= TASK PROMPT =
Begin with the first line and repeat exactly through the line containing "bin_width = 0.25"; leave every image out.

▶

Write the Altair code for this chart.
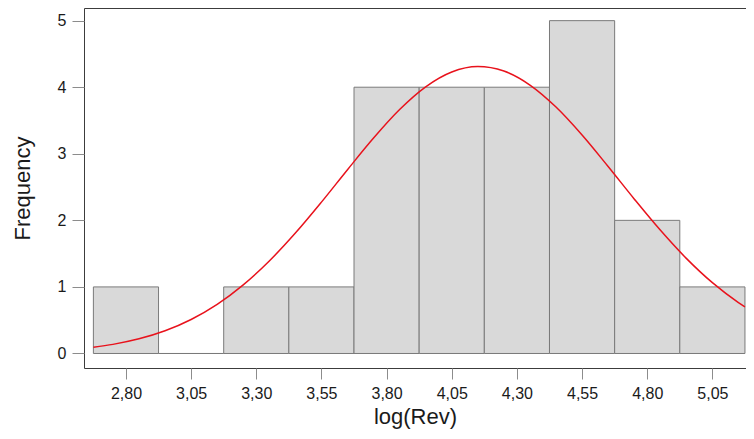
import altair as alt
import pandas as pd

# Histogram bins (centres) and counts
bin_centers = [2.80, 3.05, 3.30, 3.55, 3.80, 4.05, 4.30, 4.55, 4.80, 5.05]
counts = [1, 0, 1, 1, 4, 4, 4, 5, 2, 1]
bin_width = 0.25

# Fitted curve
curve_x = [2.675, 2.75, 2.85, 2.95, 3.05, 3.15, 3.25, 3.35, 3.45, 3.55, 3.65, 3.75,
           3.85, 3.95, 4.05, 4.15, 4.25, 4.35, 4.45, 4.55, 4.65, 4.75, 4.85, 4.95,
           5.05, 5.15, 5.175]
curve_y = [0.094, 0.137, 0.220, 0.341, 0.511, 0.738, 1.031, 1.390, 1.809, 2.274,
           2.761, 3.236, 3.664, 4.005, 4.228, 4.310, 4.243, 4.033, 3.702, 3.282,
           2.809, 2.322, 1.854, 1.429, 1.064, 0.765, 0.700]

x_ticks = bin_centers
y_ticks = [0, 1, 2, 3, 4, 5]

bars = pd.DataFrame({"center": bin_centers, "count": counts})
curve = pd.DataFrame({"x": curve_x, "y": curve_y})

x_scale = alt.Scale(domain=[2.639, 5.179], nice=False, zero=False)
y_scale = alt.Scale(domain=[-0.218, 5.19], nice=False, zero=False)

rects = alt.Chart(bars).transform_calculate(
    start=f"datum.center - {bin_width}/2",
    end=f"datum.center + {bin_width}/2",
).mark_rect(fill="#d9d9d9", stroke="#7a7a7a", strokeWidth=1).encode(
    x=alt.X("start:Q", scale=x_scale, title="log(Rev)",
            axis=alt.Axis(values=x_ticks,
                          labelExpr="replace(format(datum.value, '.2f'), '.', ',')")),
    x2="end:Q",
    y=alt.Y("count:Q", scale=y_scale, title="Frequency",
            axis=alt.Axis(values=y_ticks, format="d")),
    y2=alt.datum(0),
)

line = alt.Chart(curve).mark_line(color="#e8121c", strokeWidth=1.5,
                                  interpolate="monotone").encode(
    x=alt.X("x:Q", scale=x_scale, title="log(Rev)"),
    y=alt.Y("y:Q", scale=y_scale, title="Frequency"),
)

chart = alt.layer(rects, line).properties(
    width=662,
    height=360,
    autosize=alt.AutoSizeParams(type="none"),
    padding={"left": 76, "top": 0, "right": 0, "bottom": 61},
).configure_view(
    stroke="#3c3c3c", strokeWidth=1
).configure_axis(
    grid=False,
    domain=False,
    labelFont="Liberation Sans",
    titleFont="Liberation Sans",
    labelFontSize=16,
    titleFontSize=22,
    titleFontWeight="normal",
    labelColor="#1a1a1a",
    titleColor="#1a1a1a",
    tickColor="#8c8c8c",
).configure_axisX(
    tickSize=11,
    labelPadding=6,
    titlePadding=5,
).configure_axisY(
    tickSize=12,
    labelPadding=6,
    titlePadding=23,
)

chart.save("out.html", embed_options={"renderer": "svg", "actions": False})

◀

= TASK OUTPUT =
Write the Altair code for this chart.
import altair as alt
import pandas as pd

# Histogram bins (centres) and counts
bin_centers = [2.80, 3.05, 3.30, 3.55, 3.80, 4.05, 4.30, 4.55, 4.80, 5.05]
counts = [1, 0, 1, 1, 4, 4, 4, 5, 2, 1]
bin_width = 0.25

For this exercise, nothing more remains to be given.